Purdue University researchers stumbled upon an even better electrode material than currently used in the lithium-ion battery, made even better because it involved recycled packing peanuts.
If you’ve ever shopped online, especially for something delicate, you’ve probably received an oversized box, your item, and a bunch of starch-based or polystyrene-based packing peanuts. Now, because I used to regularly ship and receive stuff online, I always managed to reuse them, but most people are left holding the bag, so to speak, and have no idea what to do with them. Unfortunately, barely 10% of packing peanuts are ever recycled, the rest finding their way into landfills where, the polystyrene-based versions anyway, could take centuries to decompose, if at all.
Researchers at Purdue University, unpacking equipment for a new lab, thought to themselves, “there has to be some way we can use these things,” after which they promptly set them on fire. No, not really, but they did burn them, in a manner of speaking, reducing them to thin sheets of carbon-heavy material, which can be used as electrodes in lithium-ion batteries.
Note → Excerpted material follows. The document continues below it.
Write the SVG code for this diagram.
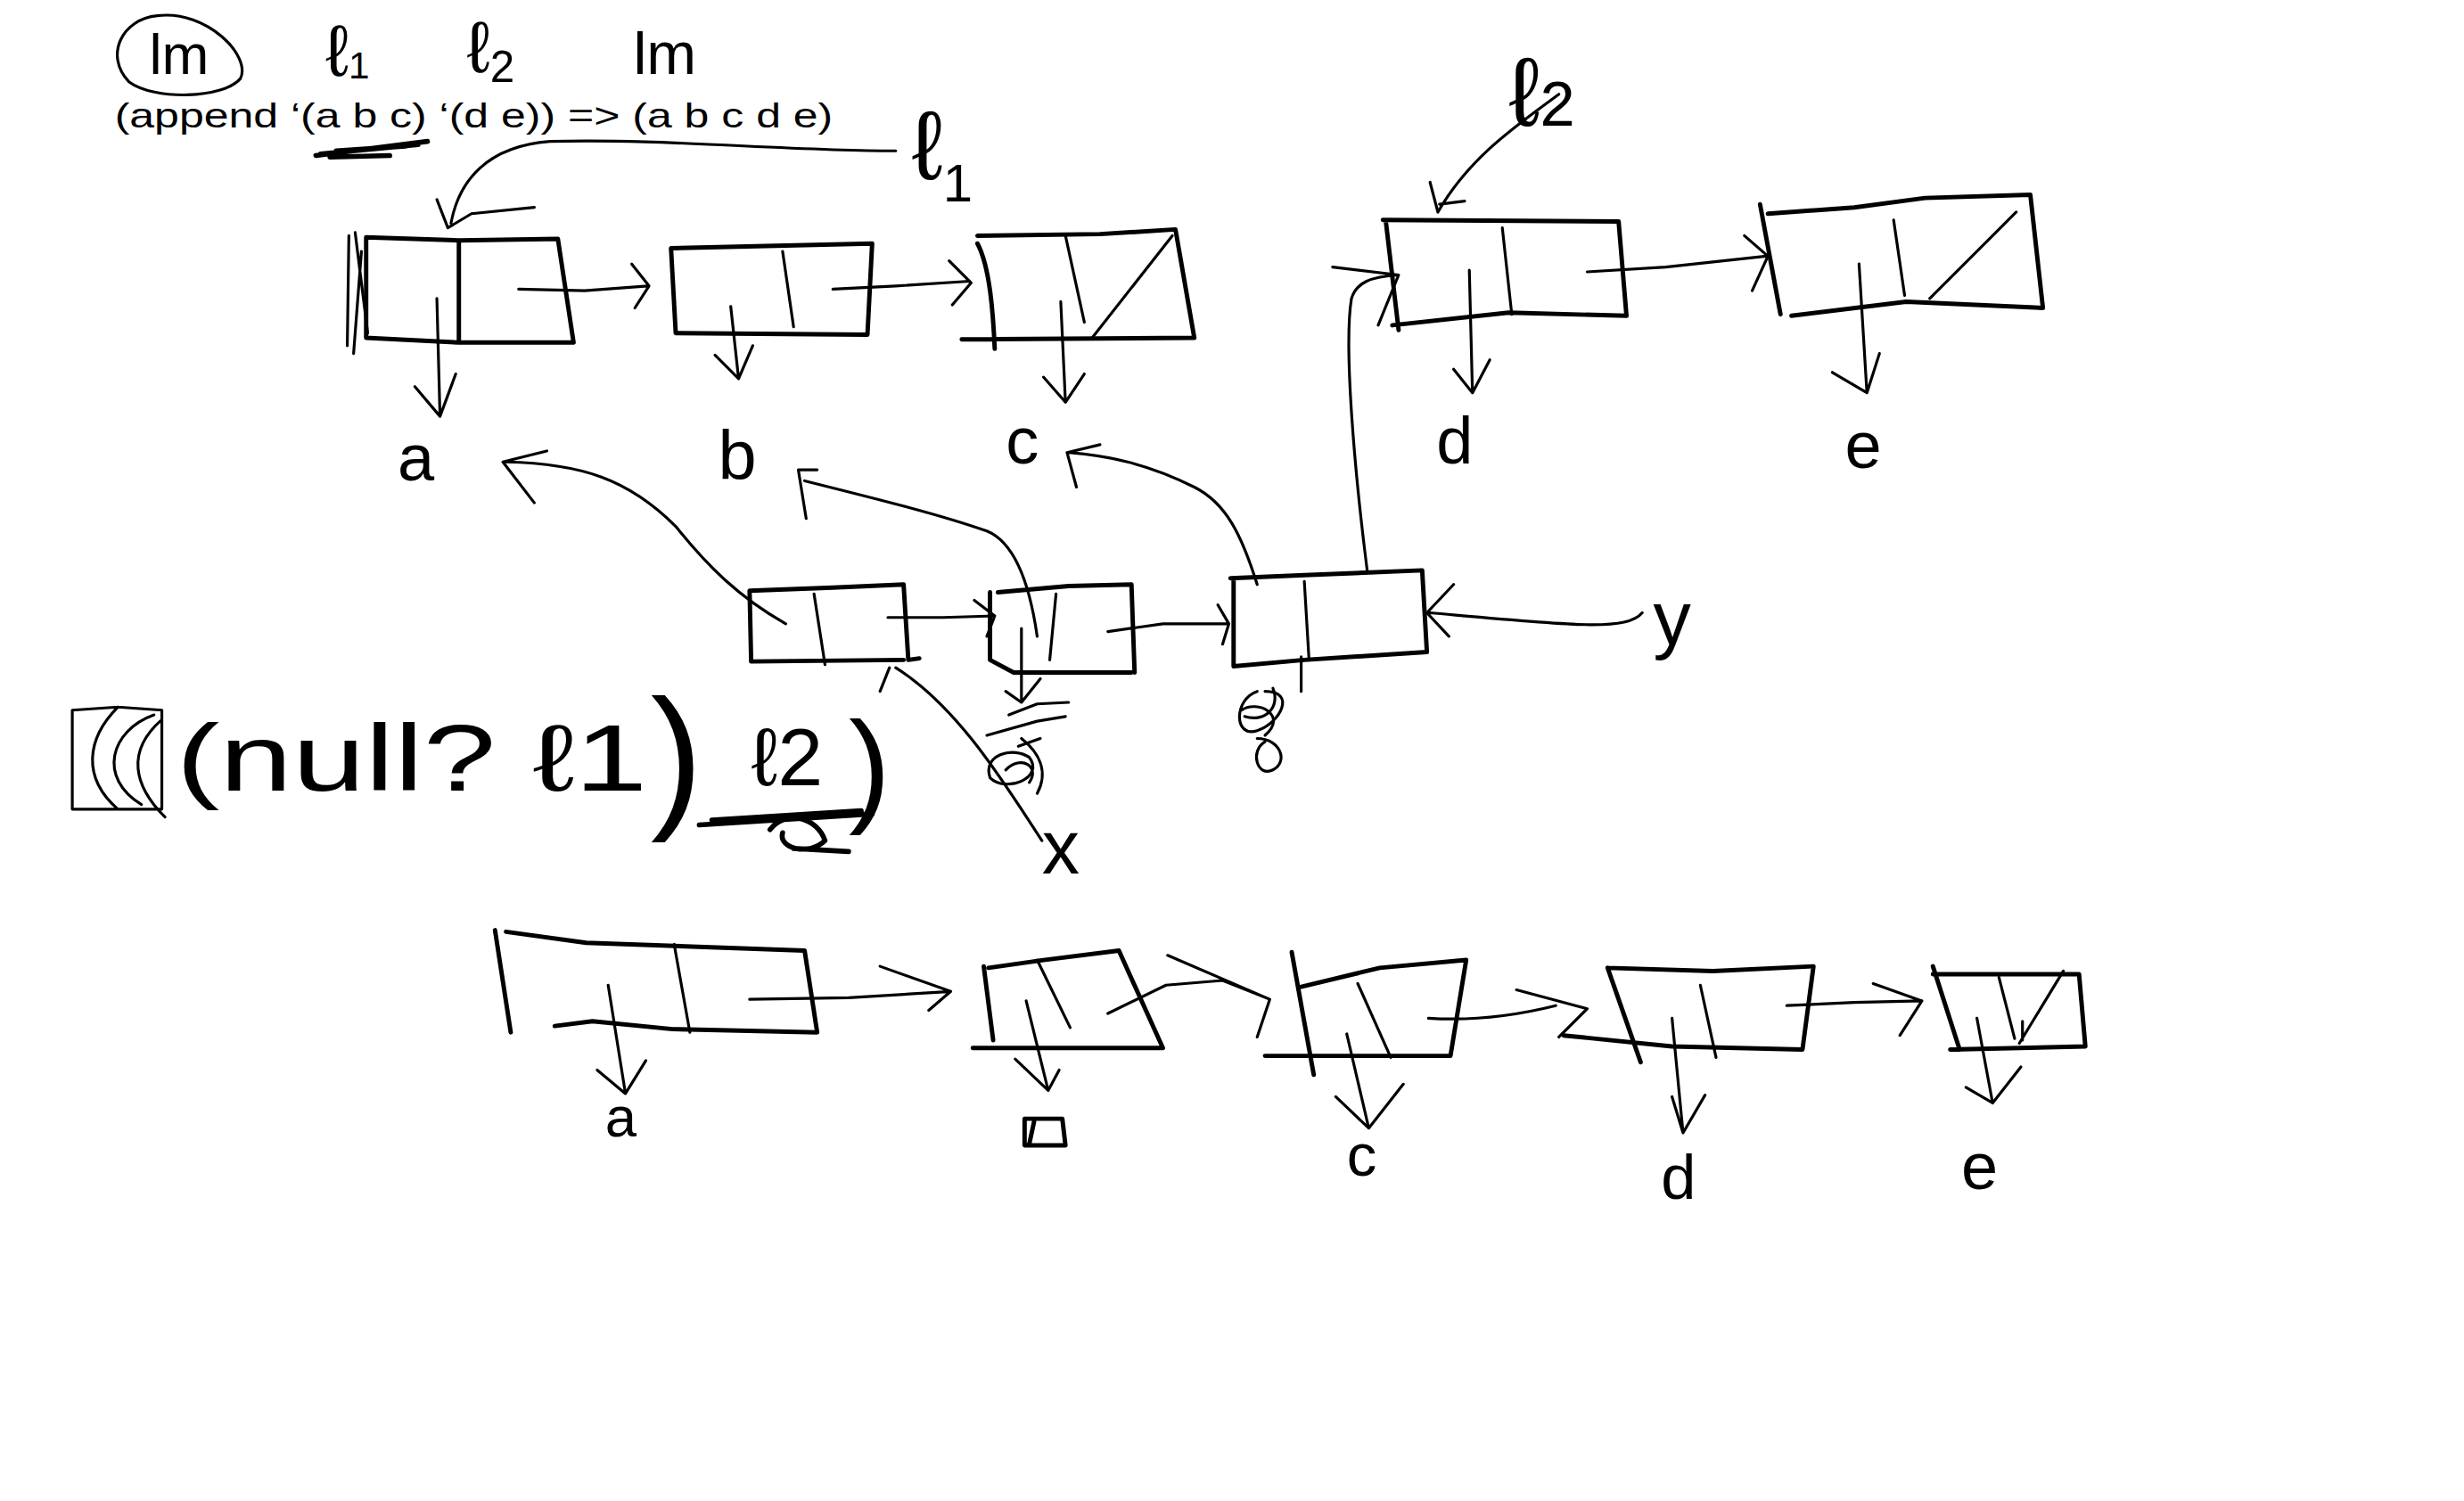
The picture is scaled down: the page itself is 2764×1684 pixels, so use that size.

Interestingly, the carbon that resulted from their experimentation formed into carbon-microsheets, which have a larger surface area than the current carbon-nanoparticle electrodes already employed in lithium-ion battery manufacture. The end result is that, by utilizing some recycled packing peanuts, which would have gone to waste anyway, researchers stumbled on an even better electrode. Considering that over 17 million tons of polystyrene is produced every year, there’s a ready supply of the stuff, and researchers say that the process can be scaled practically without limit.